Go through the entries below and retype them exactly, omitting each picture.

┏━━

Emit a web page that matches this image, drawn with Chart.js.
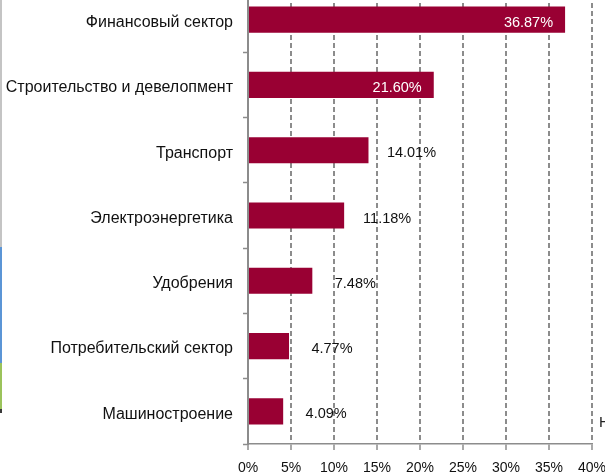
<!DOCTYPE html>
<html>
<head>
<meta charset="utf-8">
<script src="https://cdn.jsdelivr.net/npm/chart.js@4/dist/chart.umd.min.js"></script>
<style>
  html, body { margin: 0; padding: 0; background: #fff; overflow: hidden; width: 605px; height: 475px; }
  #wrap { position: relative; width: 605px; height: 475px; overflow: hidden; }
  #graphCanvas { position: absolute; left: 0; top: -13px; }
  .edge { position: absolute; left: 0; width: 2px; }
  #cut { position: absolute; left: 599px; top: 413px; font: 15px "Liberation Sans", Arial, sans-serif; color: #222; }
</style>
</head>
<body>
<div id="wrap">
  <canvas id="graphCanvas" width="625" height="488"></canvas>
  <div class="edge" style="top:0;height:247px;background:#c4c4c4"></div>
  <div class="edge" style="top:247px;height:116px;background:#5b95d6"></div>
  <div class="edge" style="top:363px;height:46px;background:#9bc35b"></div>
  <div class="edge" style="top:409px;height:4px;background:#3a3a3a"></div>
  <span id="cut">Н</span>
</div>
<script>
var sectors = [
  'Финансовый сектор',
  'Строительство и девелопмент',
  'Транспорт',
  'Электроэнергетика',
  'Удобрения',
  'Потребительский сектор',
  'Машиностроение'
];
var shares = [36.87, 21.60, 14.01, 11.18, 7.48, 4.77, 4.09];
var xTicks = [0, 5, 10, 15, 20, 25, 30, 35, 40];

var font = '"Liberation Sans", Arial, sans-serif';

var valueLabels = {
  id: 'valueLabels',
  afterDatasetsDraw: function (chart) {
    var ctx = chart.ctx;
    var bars = chart.getDatasetMeta(0).data;
    ctx.save();
    ctx.font = '14.5px ' + font;
    ctx.textBaseline = 'middle';
    bars.forEach(function (bar, i) {
      var txt = shares[i].toFixed(2) + '%';
      if (shares[i] > 20) {
        ctx.fillStyle = '#ffffff';
        ctx.textAlign = 'right';
        ctx.fillText(txt, bar.x - 12, bar.y + 3);
      } else {
        ctx.fillStyle = '#111111';
        ctx.textAlign = 'center';
        ctx.fillText(txt, bar.x + 43, bar.y + 3);
      }
    });
    ctx.restore();
  }
};

function showGraph() {
  var chartdata = {
    labels: sectors,
    datasets: [{
      data: shares,
      backgroundColor: '#990033',
      borderWidth: 0,
      categoryPercentage: 1,
      barPercentage: 0.4
    }]
  };

  new Chart(document.getElementById('graphCanvas'), {
    type: 'bar',
    data: chartdata,
    plugins: [valueLabels],
    options: {
      indexAxis: 'y',
      responsive: false,
      animation: false,
      devicePixelRatio: 1,
      layout: { padding: { top: 0, right: 33, bottom: 0, left: 0 } },
      plugins: { legend: { display: false }, tooltip: { enabled: false } },
      scales: {
        x: {
          min: 0,
          max: 40,
          afterBuildTicks: function (scale) {
            scale.ticks = xTicks.map(function (v) { return { value: v }; });
          },
          afterFit: function (scale) {
            scale.height = 31;
            scale.paddingLeft = 0;
            scale.paddingRight = 0;
          },
          ticks: {
            callback: function (v) { return v + '%'; },
            color: '#111',
            font: { family: font, size: 14 },
            padding: 10,
            maxRotation: 0,
            autoSkip: false
          },
          grid: {
            color: function (c) { return c.index === 0 ? 'rgba(0,0,0,0)' : '#8c8c8c'; },
            lineWidth: 2,
            tickLength: 6,
            tickColor: '#8c8c8c',
            tickWidth: 1.5
          },
          border: { color: '#8c8c8c', width: 1.5, dash: [5, 3] }
        },
        y: {
          afterFit: function (scale) {
            scale.width = 248;
            scale.paddingTop = 0;
            scale.paddingBottom = 0;
          },
          ticks: {
            color: '#111',
            font: { family: font, size: 16 },
            padding: 10,
            labelOffset: 3
          },
          grid: {
            drawOnChartArea: false,
            tickLength: 5,
            tickColor: '#8c8c8c',
            tickWidth: 1.5
          },
          border: { color: '#8c8c8c', width: 2 }
        }
      }
    }
  });
}

showGraph();
</script>
</body>
</html>
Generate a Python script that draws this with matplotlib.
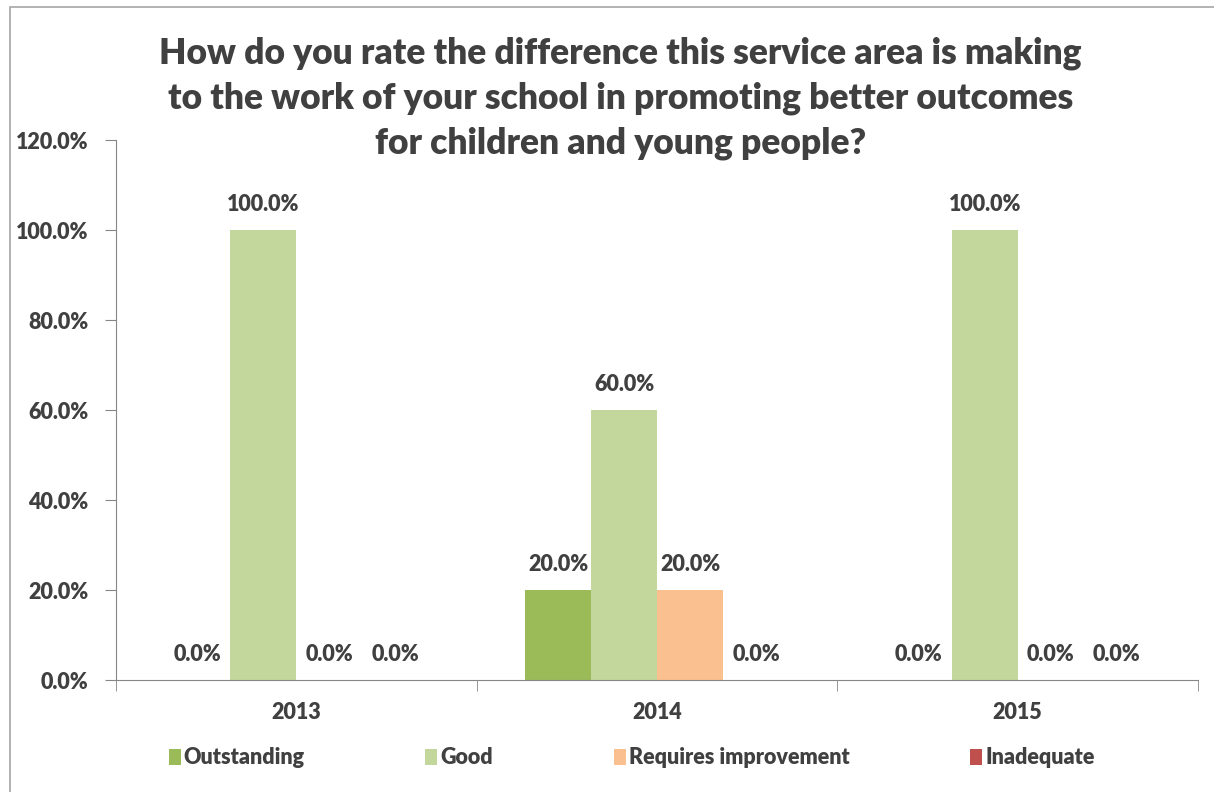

┗━━

CORRECT RESPONSE
Emit a web page that matches this image, drawn with Chart.js.
<!DOCTYPE html>
<html>
<head>
<meta charset="utf-8">
<script src="https://cdn.jsdelivr.net/npm/chart.js@4/dist/chart.umd.min.js"></script>
<style>
  html, body { margin: 0; padding: 0; background: #fff; overflow: hidden; width: 605px; height: 475px; }
  #wrap { position: relative; width: 605px; height: 475px; overflow: hidden; }
  #graphCanvas { position: absolute; left: 0; top: -13px; }
  .edge { position: absolute; left: 0; width: 2px; }
  #cut { position: absolute; left: 599px; top: 413px; font: 15px "Liberation Sans", Arial, sans-serif; color: #222; }
</style>
</head>
<body>
<div id="wrap">
  <canvas id="graphCanvas" width="625" height="488"></canvas>
  <div class="edge" style="top:0;height:247px;background:#c4c4c4"></div>
  <div class="edge" style="top:247px;height:116px;background:#5b95d6"></div>
  <div class="edge" style="top:363px;height:46px;background:#9bc35b"></div>
  <div class="edge" style="top:409px;height:4px;background:#3a3a3a"></div>
  <span id="cut">Н</span>
</div>
<script>
var sectors = [
  'Финансовый сектор',
  'Строительство и девелопмент',
  'Транспорт',
  'Электроэнергетика',
  'Удобрения',
  'Потребительский сектор',
  'Машиностроение'
];
var shares = [36.87, 21.60, 14.01, 11.18, 7.48, 4.77, 4.09];
var xTicks = [0, 5, 10, 15, 20, 25, 30, 35, 40];

var font = '"Liberation Sans", Arial, sans-serif';

var valueLabels = {
  id: 'valueLabels',
  afterDatasetsDraw: function (chart) {
    var ctx = chart.ctx;
    var bars = chart.getDatasetMeta(0).data;
    ctx.save();
    ctx.font = '14.5px ' + font;
    ctx.textBaseline = 'middle';
    bars.forEach(function (bar, i) {
      var txt = shares[i].toFixed(2) + '%';
      if (shares[i] > 20) {
        ctx.fillStyle = '#ffffff';
        ctx.textAlign = 'right';
        ctx.fillText(txt, bar.x - 12, bar.y + 3);
      } else {
        ctx.fillStyle = '#111111';
        ctx.textAlign = 'center';
        ctx.fillText(txt, bar.x + 43, bar.y + 3);
      }
    });
    ctx.restore();
  }
};

function showGraph() {
  var chartdata = {
    labels: sectors,
    datasets: [{
      data: shares,
      backgroundColor: '#990033',
      borderWidth: 0,
      categoryPercentage: 1,
      barPercentage: 0.4
    }]
  };

  new Chart(document.getElementById('graphCanvas'), {
    type: 'bar',
    data: chartdata,
    plugins: [valueLabels],
    options: {
      indexAxis: 'y',
      responsive: false,
      animation: false,
      devicePixelRatio: 1,
      layout: { padding: { top: 0, right: 33, bottom: 0, left: 0 } },
      plugins: { legend: { display: false }, tooltip: { enabled: false } },
      scales: {
        x: {
          min: 0,
          max: 40,
          afterBuildTicks: function (scale) {
            scale.ticks = xTicks.map(function (v) { return { value: v }; });
          },
          afterFit: function (scale) {
            scale.height = 31;
            scale.paddingLeft = 0;
            scale.paddingRight = 0;
          },
          ticks: {
            callback: function (v) { return v + '%'; },
            color: '#111',
            font: { family: font, size: 14 },
            padding: 10,
            maxRotation: 0,
            autoSkip: false
          },
          grid: {
            color: function (c) { return c.index === 0 ? 'rgba(0,0,0,0)' : '#8c8c8c'; },
            lineWidth: 2,
            tickLength: 6,
            tickColor: '#8c8c8c',
            tickWidth: 1.5
          },
          border: { color: '#8c8c8c', width: 1.5, dash: [5, 3] }
        },
        y: {
          afterFit: function (scale) {
            scale.width = 248;
            scale.paddingTop = 0;
            scale.paddingBottom = 0;
          },
          ticks: {
            color: '#111',
            font: { family: font, size: 16 },
            padding: 10,
            labelOffset: 3
          },
          grid: {
            drawOnChartArea: false,
            tickLength: 5,
            tickColor: '#8c8c8c',
            tickWidth: 1.5
          },
          border: { color: '#8c8c8c', width: 2 }
        }
      }
    }
  });
}

showGraph();
</script>
</body>
</html>
Generate a Python script that draws this with matplotlib.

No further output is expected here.